_Task:_
Read the entries below and pull out each line with the string "this".

○ ○ ○ ○ ○ ○ ○

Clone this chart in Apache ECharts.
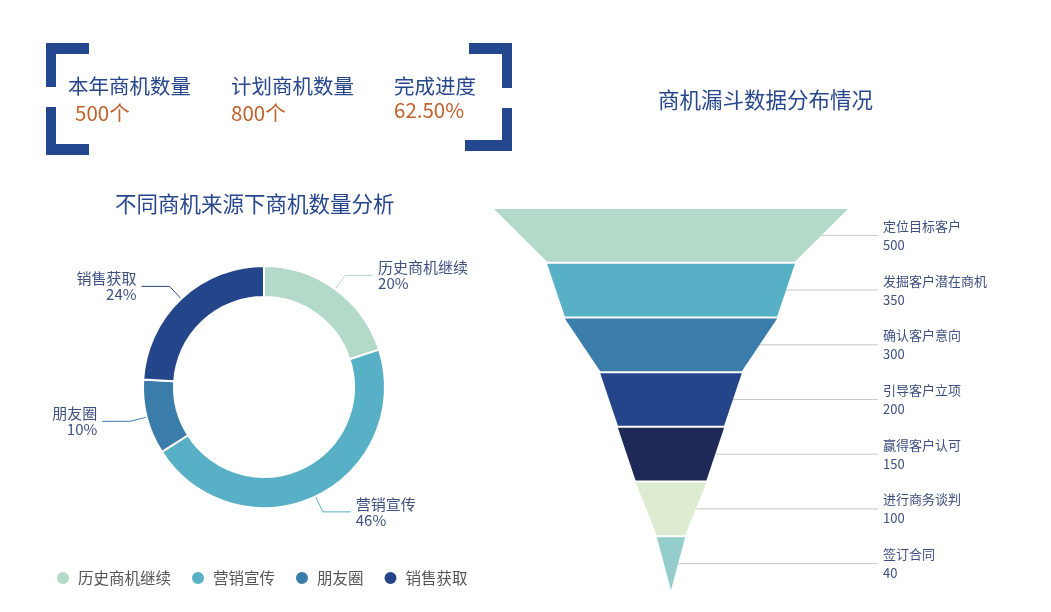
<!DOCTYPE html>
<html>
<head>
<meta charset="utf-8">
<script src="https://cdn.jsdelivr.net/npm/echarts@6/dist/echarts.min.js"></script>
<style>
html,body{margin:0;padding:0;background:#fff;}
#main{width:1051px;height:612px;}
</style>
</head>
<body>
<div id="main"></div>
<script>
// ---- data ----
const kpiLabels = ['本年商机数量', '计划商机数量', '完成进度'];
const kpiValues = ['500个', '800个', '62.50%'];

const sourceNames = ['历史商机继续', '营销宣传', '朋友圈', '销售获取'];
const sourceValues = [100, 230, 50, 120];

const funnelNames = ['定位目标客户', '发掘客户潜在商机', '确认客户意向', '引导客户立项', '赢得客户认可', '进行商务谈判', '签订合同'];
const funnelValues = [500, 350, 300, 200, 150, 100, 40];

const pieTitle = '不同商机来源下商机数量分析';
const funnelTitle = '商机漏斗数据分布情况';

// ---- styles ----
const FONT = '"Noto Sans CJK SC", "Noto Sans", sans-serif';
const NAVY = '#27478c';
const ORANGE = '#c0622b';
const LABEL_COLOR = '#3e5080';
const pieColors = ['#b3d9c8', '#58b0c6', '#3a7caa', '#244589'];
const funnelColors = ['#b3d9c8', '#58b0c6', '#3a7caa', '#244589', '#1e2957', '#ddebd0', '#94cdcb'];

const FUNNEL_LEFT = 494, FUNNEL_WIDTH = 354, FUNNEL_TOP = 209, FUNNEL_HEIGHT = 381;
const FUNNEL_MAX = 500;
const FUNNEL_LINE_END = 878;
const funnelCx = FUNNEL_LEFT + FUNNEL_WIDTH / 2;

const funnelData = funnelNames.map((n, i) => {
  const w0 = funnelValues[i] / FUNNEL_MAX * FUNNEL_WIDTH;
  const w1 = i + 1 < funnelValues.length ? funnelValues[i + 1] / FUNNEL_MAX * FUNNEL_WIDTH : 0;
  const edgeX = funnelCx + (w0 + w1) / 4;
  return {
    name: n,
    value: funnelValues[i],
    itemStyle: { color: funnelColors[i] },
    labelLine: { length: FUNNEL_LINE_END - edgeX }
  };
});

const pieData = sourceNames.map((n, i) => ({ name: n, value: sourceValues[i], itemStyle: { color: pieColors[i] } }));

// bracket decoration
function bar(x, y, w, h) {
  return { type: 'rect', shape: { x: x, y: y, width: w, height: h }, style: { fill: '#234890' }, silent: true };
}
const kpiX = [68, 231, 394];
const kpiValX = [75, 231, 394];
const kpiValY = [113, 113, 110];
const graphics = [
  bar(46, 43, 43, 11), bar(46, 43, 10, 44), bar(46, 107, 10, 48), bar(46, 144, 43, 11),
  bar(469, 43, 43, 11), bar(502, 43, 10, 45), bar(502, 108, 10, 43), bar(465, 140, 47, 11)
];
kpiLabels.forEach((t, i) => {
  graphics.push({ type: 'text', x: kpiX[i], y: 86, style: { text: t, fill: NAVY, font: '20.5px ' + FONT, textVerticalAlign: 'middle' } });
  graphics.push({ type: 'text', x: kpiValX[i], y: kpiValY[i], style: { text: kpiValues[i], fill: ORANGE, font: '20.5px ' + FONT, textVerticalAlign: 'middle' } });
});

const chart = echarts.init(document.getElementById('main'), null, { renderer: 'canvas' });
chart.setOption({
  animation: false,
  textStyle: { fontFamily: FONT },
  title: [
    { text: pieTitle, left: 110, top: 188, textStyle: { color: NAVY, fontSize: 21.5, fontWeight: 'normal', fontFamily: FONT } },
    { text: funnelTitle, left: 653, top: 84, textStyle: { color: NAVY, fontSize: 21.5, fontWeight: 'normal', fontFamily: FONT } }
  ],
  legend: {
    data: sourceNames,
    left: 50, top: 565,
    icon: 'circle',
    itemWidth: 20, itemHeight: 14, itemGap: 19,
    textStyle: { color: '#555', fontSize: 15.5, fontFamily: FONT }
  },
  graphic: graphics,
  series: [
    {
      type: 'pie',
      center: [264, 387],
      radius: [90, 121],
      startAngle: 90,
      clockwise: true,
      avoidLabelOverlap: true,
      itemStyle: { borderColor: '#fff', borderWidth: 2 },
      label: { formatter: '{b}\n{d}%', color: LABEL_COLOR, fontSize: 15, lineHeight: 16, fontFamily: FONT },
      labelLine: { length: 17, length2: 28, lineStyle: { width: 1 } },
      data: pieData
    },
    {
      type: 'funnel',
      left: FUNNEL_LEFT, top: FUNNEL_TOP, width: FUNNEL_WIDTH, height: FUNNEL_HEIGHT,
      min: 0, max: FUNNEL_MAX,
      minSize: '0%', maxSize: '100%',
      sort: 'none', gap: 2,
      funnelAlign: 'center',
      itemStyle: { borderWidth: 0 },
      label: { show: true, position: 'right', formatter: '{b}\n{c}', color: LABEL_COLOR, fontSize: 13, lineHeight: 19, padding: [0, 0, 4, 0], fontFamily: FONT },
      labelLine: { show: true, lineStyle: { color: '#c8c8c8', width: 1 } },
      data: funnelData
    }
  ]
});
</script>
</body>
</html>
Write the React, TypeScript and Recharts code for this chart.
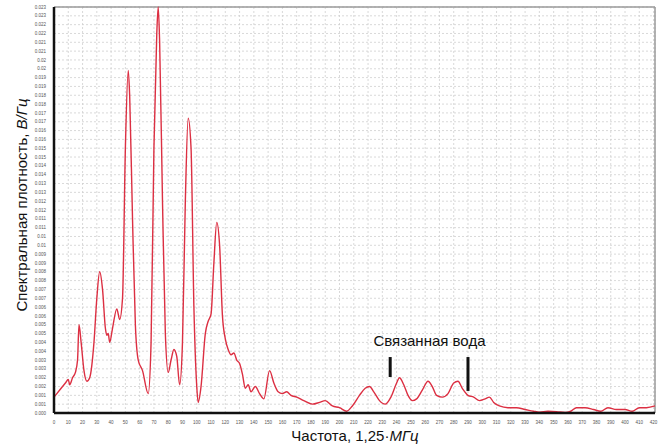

○ ○ ○ ○ ○ ○ ○

_Answer to the exercise:_
Clone this chart in Apache ECharts.
Write the React, TypeScript and Recharts code for this chart.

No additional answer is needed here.